Leary is no stranger in Russia today: psychology majors may have been introduced to him during psychodiagnostics class, pondering over Leary’s test of interpersonal compatibility. Some may have read about him in the foreword of Ken Kesey’s One Flew Over the Cuckoo’s Nest that mentions Leary among those who influenced the book. One may have met this Californian mischief-maker on the pages of The Encyclopedia of Symbols (along with Lovecraft and Crowley) or via Russian youth magazine articles in the mid-nineties. Others were introduced to his works by their friends, or, more recently, by typing «LSD», «mescaline», «Ram Dass», «psychedelic revolution», «why not» into a search engine or by following cross-references found in the interviews of the other prominent people, both his friends (and fans) and his antagonists.

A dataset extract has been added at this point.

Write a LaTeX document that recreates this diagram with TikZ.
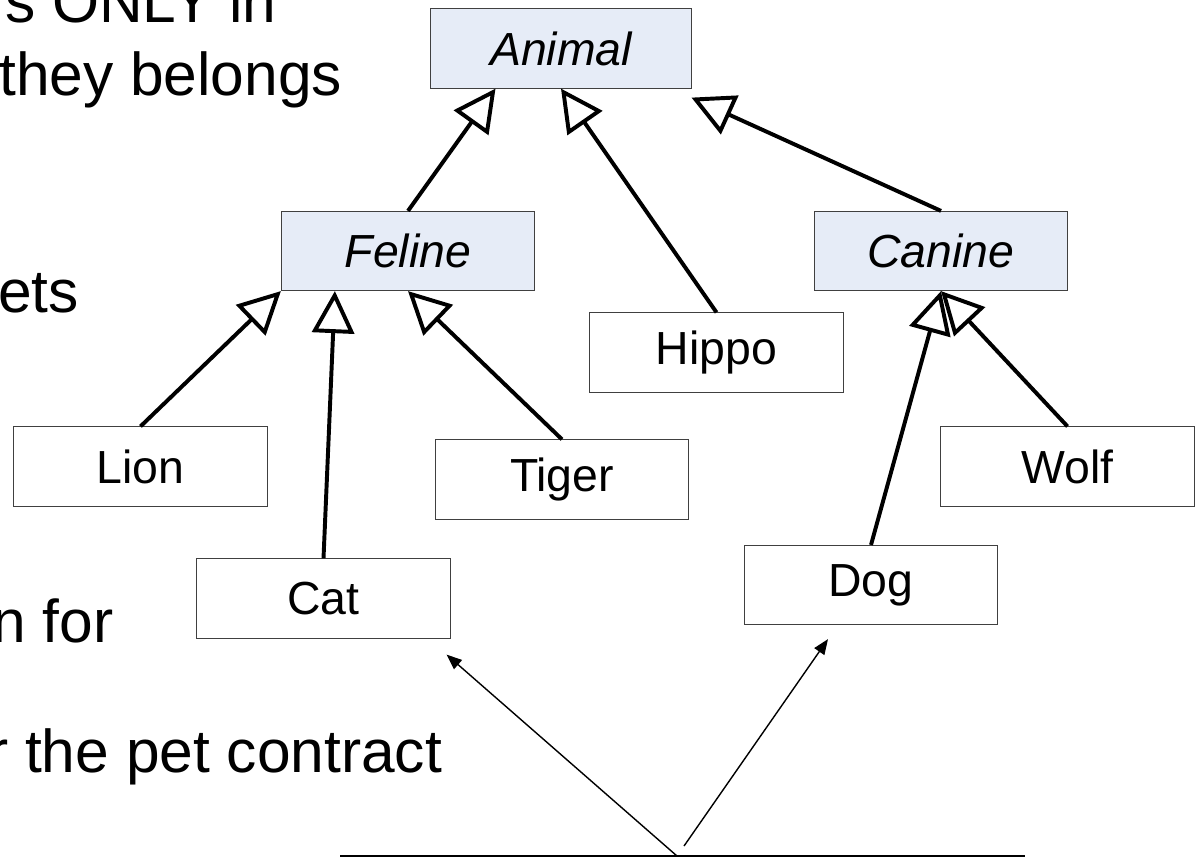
\documentclass[tikz,border=0pt]{standalone}
\usepackage{fontspec}
\setmainfont{Liberation Sans}
\usetikzlibrary{arrows.meta,positioning}
\definecolor{absFill}{HTML}{E6ECF7}
\definecolor{boxLine}{HTML}{404040}
\tikzset{
  classbox/.style={draw=boxLine, line width=0.7pt, minimum width=6.33cm,
                   minimum height=1.98cm, inner sep=0pt,
                   font=\fontsize{33}{39}\selectfont},
  absbox/.style={classbox, fill=absFill,
                 font=\fontsize{33}{39}\selectfont\itshape},
  slidetext/.style={anchor=base west, inner sep=0pt,
                    font=\fontsize{43}{52}\selectfont},
  isarrow/.style={-{Triangle[open, length=1.05cm, width=1.05cm]},
                  line width=2.8pt},
  petarrow/.style={-{Triangle[length=0.38cm, width=0.3cm]}, line width=1pt},
}

\begin{document}
\begin{tikzpicture}[x=0.025cm, y=-0.025cm]
\useasboundingbox (0,0) rectangle (1201,858);
%% Slide text
\node[slidetext] (txtA) at (5,22)    {s ONLY in};
\node[slidetext] (txtB) at (-1,95)   {they belongs};
\node[slidetext] (txtC) at (-2,312)  {ets};
\node[slidetext] (txtD) at (-8,642)  {n for};
\node[slidetext] (txtE) at (-12,772) {r the pet contract};
%% Classes
\node[absbox, minimum width=6.5cm] (animal) at (561,48.5) {Animal};
\node[absbox]   (feline) at (408,251)    {Feline};
\node[absbox]   (canine) at (941,251)    {Canine};
\node[classbox] (hippo)  at (716.5,352.5) {Hippo};
\node[classbox] (lion)   at (140.5,466.5) {Lion};
\node[classbox] (tiger)  at (562,479.5)  {Tiger};
\node[classbox] (wolf)   at (1067.5,466.5) {Wolf};
\node[classbox] (cat)    at (323.5,598.5) {Cat};
\node[classbox] (dog)    at (871,585)    {Dog};
%% Inheritance
\draw[isarrow] (feline.north) -- ([xshift=1.625cm]animal.south west);
\draw[isarrow] (hippo.north)  -- (animal.south);
\draw[isarrow] (canine.north) -- ([yshift=-0.225cm]animal.south east);
\draw[isarrow] (lion.north)   -- (feline.south west);
\draw[isarrow] (cat.north)    -- ([xshift=1.35cm]feline.south west);
\draw[isarrow] (tiger.north)  -- (feline.south);
\draw[isarrow] (dog.north)    -- (canine.south);
\draw[isarrow] (wolf.north)   -- (canine.south);
%% Pet contract
\coordinate (baseL) at (340,856);
\coordinate (baseR) at (1025,856);
\coordinate (forkL) at (677,856);
\coordinate (forkR) at (684,846);
\draw[line width=1.4pt] (baseL) -- (baseR);
\draw[petarrow] (forkL) -- ([xshift=-0.1cm, yshift=-0.4cm]cat.south east);
\draw[petarrow] (forkR) -- ([xshift=-1.075cm, yshift=-0.35cm]dog.south);
\end{tikzpicture}
\end{document}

The time is now to show our gratitude.
In honor of this puckish rogue who lived his live reaching out beyond the limits of mundane life and the limits of human mind alike and managed to find many chemical and electronic keys allowing us to follow him Katabasia presents a colored issue of Neurocomics, a comic book rendition of Future History, one of Tim’s central works. This comic was created in the late seventies in collaboration with Pete von Sholly and George DiCaprio; rather uncomplicated drawings supplemented by considerable quantities of text became a medium for Leary’s ideas concerning humanity’s future prospects. Despite its serious theme, at times Neurocomics reads as a New Age collage, splicing up-to-date genetics with Jungianism, cutting-edge physics with esoteric symbolism and so on. Yet as soon as you explore Future History and Leary’s biography, it becomes obvious that all these heaps of terms and images are nothing more or less than metaphors, building blocks Tim uses to illustrate principles with a nearly childlike spontaneity. Hope you like an extra dimension of color added to these blocks.